Hay quien puede encontrar ese final artificialmente edulcorado, y quien considere que, aunque la historia y los personajes sean muy sólidos, los directores no hayan conseguido capitalizar el potencial claustrofóbico y agorafóbico de la premisa. Pero, en mi opinión, ello no le resta interés a esta fábula moral sobre el poder del amor y la amistad en un entorno de derrumbe social. Un aporte modesto pero diferente, con un metraje razonable y más corazón que muchos otros dramas apocalípticos mejor dotados presupuestariamente.

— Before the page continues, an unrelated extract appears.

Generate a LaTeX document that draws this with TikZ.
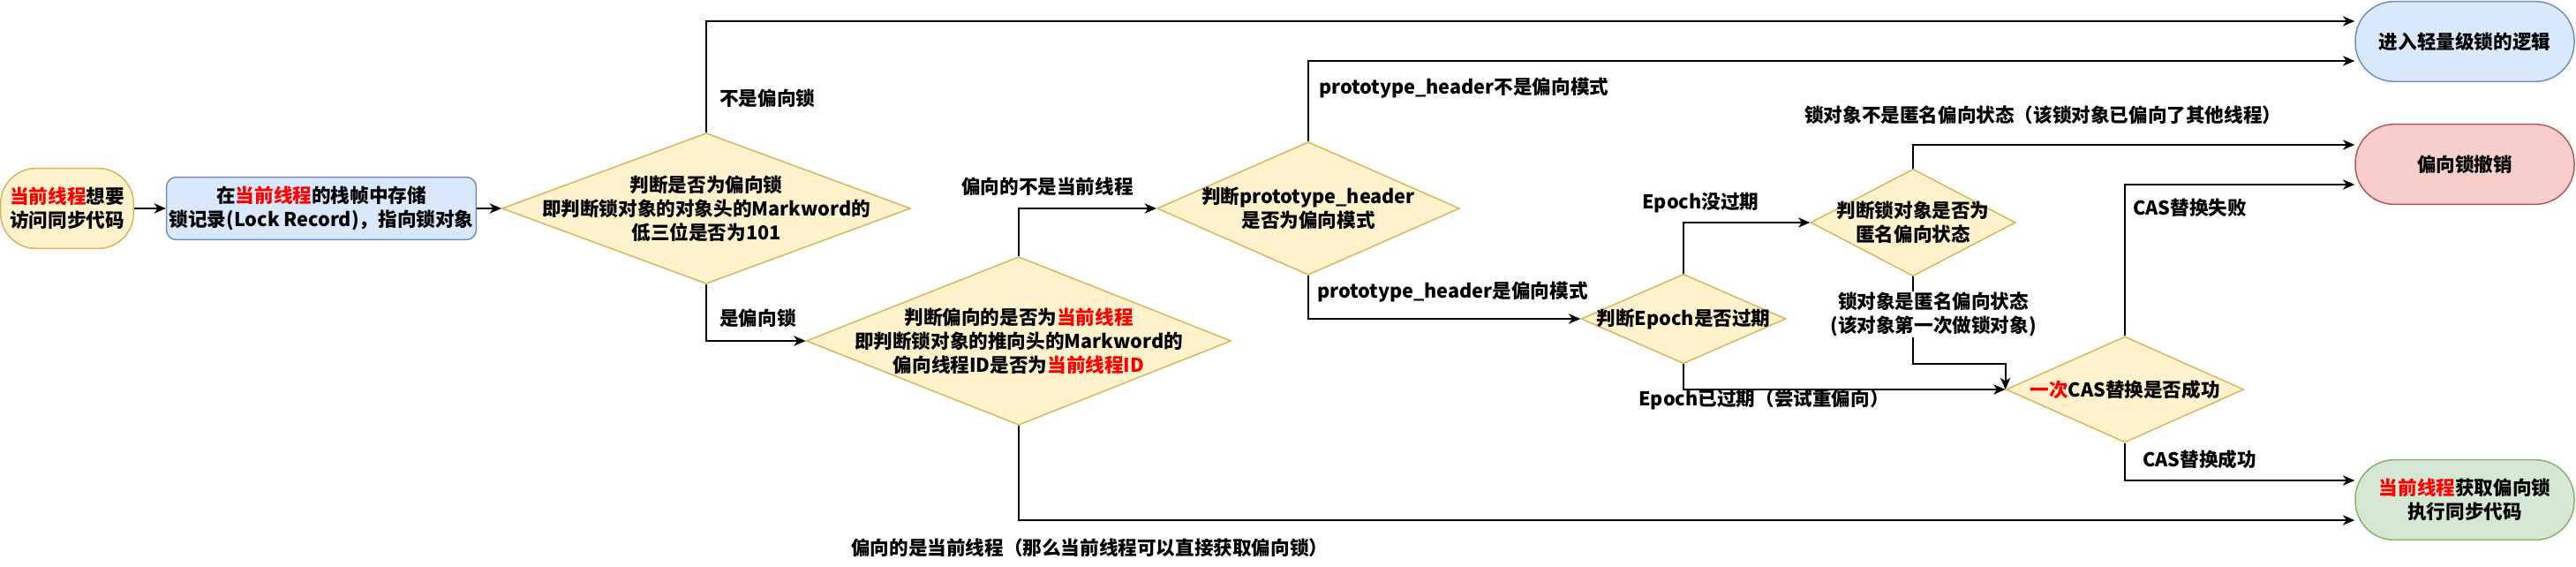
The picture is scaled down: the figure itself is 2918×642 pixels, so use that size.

La película me gustó, sin llegar a enloquecerme, la verdad. Debería de volver a verla para definir qué fue lo que no me acabó de agarrar. Pero lo que quería comentar es que el argumento no dejó de recordarme un cuento corto de Manuel de Pedrolo llamado Las Civilizaciones son Mortales, en que de repente la gente no puede salir a la calle porque al cruzar el umbral de un edificio se aparece en el interior del de enfrente, excepto alguno que logra llegar a la calle para morir de (creo) ataque al corazón. No es exactamente lo mismo, pero sí que tiene un aire.